Content Warning: This section of the guide features depictions of gender discrimination, graphic violence, physical abuse, emotional abuse, and death.

Alec Station

Alec Station was the specialized, hybrid unit within the Counterterrorist Center (CTC) a “virtual station” exclusively tasked with tracking Osama bin Laden and dismantling al-Qaeda. Their contributions were foundational to the Bush administration’s War on Terror post 9/11. In The Sisterhood, Alec Station is used as an example of how women’s work was traditionally marginalized in the CIA and wider political area: Largely staffed and driven by women analysts, the station pioneered the modern discipline of manhunting (“targeting”), mapped the al-Qaeda network, and authored critical pre-9/11 warnings.

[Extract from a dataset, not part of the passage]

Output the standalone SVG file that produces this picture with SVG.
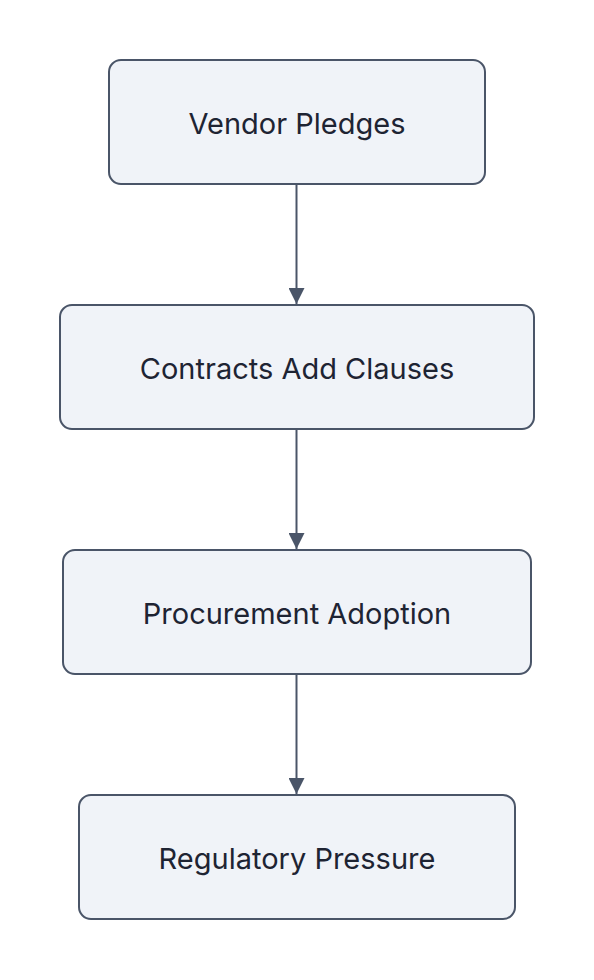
<svg xmlns="http://www.w3.org/2000/svg" width="594" height="980" viewBox="0 0 594 980">
<style>
.node rect{fill:#f0f3f8;stroke:#4a5568;stroke-width:2}
.node text{font-family:Inter,"Noto Sans",sans-serif;font-size:29px;fill:#1e2433;text-anchor:middle;dominant-baseline:central}
.edge{stroke:#4a5568;stroke-width:2;fill:none}
</style>
<defs>
<marker id="arr" markerWidth="16" markerHeight="16" viewBox="0 0 16 16" refX="16" refY="8" orient="auto" markerUnits="userSpaceOnUse">
<path d="M0,0 L16,8 L0,16 Z" fill="#4a5568"/>
</marker>
</defs>
<rect width="594" height="980" fill="#ffffff"/>
<g id="connectors">
<line class="edge" x1="296.5" y1="185" x2="296.5" y2="304" marker-end="url(#arr)"/>
<line class="edge" x1="296.5" y1="430" x2="296.5" y2="549" marker-end="url(#arr)"/>
<line class="edge" x1="296.5" y1="675" x2="296.5" y2="794" marker-end="url(#arr)"/>
</g>
<g id="vendor-pledges" class="node">
<rect x="109" y="60" width="376" height="124" rx="12"/>
<text x="297" y="123">Vendor Pledges</text>
</g>
<g id="contracts-add-clauses" class="node">
<rect x="60" y="305" width="474" height="124" rx="12"/>
<text x="297" y="368">Contracts Add Clauses</text>
</g>
<g id="procurement-adoption" class="node">
<rect x="63" y="550" width="468" height="124" rx="12"/>
<text x="297" y="613">Procurement Adoption</text>
</g>
<g id="regulatory-pressure" class="node">
<rect x="79" y="795" width="436" height="124" rx="12"/>
<text x="297" y="858">Regulatory Pressure</text>
</g>
</svg>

Although these contributions were largely discounted prior to 9/11, the attacks and ensuing War on Terror made Alec Station integral to the changing national security strategy. Their existing knowledge and networks enabled the identification of 9/11 terrorists and wider al-Qaeda networks. Alec Station identified the courier whose movements led the agency to bin Laden’s compound in Abbottabad, one of the most significant intelligence successes of the 21st century.

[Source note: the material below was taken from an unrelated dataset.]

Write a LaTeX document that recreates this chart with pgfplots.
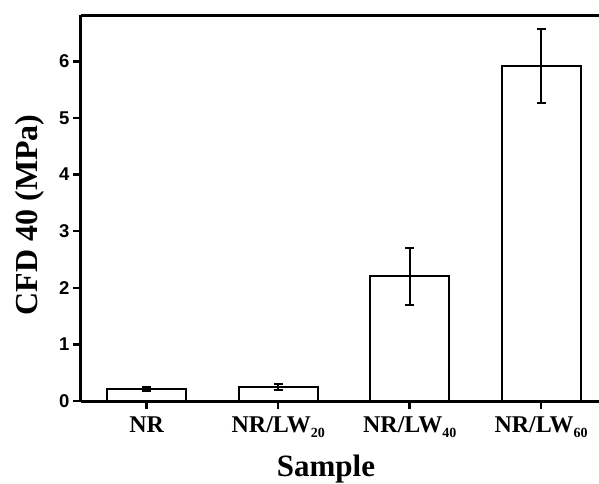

August 6, 2001 PDB “Bin Ladin Determined To Strike in US”

This Presidential Daily Brief (PDB) is one of the most controversial intelligence documents surrounding the 9/11 attacks, showing that intelligence warnings were issued to political leadership in advance. Authored primarily by analyst Barbara Sude, the document synthesized years of reporting on al-Qaeda’s explicit intent to attack the United States. It noted the group’s operational capability, cited discussions of potential hijackings as a tactic, and pointed to dozens of active FBI field investigations into related activities within the country. In the context of The Sisterhood, the memo is representative of the ways on which women’s analysis was marginalized within the CIA and political administration. It is presented as a significant missed opportunity, highlighting the consequences of structural sexism in the intelligence community.

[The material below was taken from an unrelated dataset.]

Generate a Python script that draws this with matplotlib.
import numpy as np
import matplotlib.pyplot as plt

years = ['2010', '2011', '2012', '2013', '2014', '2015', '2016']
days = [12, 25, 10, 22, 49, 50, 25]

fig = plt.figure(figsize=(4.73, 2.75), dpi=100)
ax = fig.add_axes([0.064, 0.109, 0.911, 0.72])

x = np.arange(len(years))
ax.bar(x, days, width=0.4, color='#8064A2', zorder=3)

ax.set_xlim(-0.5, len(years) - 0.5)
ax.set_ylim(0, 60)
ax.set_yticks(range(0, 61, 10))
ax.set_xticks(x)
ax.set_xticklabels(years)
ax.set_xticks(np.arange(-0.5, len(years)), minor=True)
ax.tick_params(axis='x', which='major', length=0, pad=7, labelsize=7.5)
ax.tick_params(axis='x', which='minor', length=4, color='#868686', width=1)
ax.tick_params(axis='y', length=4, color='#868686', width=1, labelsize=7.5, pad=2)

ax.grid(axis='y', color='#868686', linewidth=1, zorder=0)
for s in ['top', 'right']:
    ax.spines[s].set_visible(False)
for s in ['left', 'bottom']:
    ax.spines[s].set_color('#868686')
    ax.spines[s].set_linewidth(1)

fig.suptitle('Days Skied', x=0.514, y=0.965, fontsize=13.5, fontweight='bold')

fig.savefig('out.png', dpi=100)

Counterterrorist Center (CTC)

The Counterterrorist Center (CTC) was the CIA’s innovative fusion hub, created in 1986 under the leadership of Dewey Clarridge to combat global terrorist networks. Its primary innovation was to mix operations officers and analysts in the same location, a structure designed to overcome the agency’s regional silos for a more agile response to transnational threats. Initially a small, low-status unit focused on disrupting terrorist plots, the CTC was transformed by the 9/11 attacks into the CIA’s operational command post for the global war on terror. It became the institutional home of the daily Threat Matrix and coordinated a worldwide campaign of manhunting, renditions, and lethal strikes.


As The Sisterhood documents, this evolution elevated the status and influence of the women who largely staffed its key analytic and targeting units, like Alec Station. The center’s expanded power also placed it at the heart of the era’s defining ethical and legal controversies, including the Enhanced Interrogation Program, and sparked intense interagency conflicts with partners like the FBI.

Targeting (Manhunting)

Targeting, also known as manhunting, is the CIA discipline that fuses intelligence from multiple sources to map terrorist networks and direct operations against them. Mundy explains that this craft involves methods such as creating link charts to visualize relationships, using geolocation and pattern-of-life analysis to track individuals, and identifying key figures for collection, arrest, or lethal action. This work proved decisive in numerous post-9/11 operations, including identifying Osama bin Laden’s courier, dismantling the al-Qaeda in Iraq leadership, and supporting partner-led captures. The rise of targeting represented a significant cultural realignment within the agency, shifting prestige and power toward the analyst-targeters who mastered it. As The Sisterhood demonstrates, this new field became a domain where women excelled, providing a pathway for them to move from support roles into the center of CIA operations.

Threat Matrix

The Threat Matrix was the daily, prioritized ledger of all incoming threat reports established by the Counterterrorist Center in the immediate aftermath of the 9/11 attacks. This document was finalized in overnight sessions and presented to senior government leaders, including the president, to structure the government-wide response to both credible and spurious threats. In The Sisterhood, the Threat Matrix functions to explain the operational tempo of the post-9/11 CTC, as a process that institutionalized the CTC’s central role in national security. Mundy also shows that this pace imposed an immense psychological burden on the analysts and officers responsible for compiling and interpreting its contents, particularly the women of the analytic units who worked under extreme and sustained pressure.

Vault Women

The “Vault Women,” also known by the dismissive moniker “sneaker ladies,” were the guardians of the CIA’s most sensitive paper records in the pre-digital era. These women curated the institutional memory of the clandestine service, managing restricted-handling files and biographical traces on allied assets and foreign adversaries. As Mundy illustrates, their knowledge of operational histories and personal connections was indispensable for critical counterintelligence work, most notably the mole hunt that exposed the traitor Aldrich Ames. The detail-oriented record-keeping craft they pioneered enabled the digital databases and network analysis techniques used in modern targeting. The succession of these two female-dominated fields is presented by Mundy as an inter-generational manifestation of the sisterhood.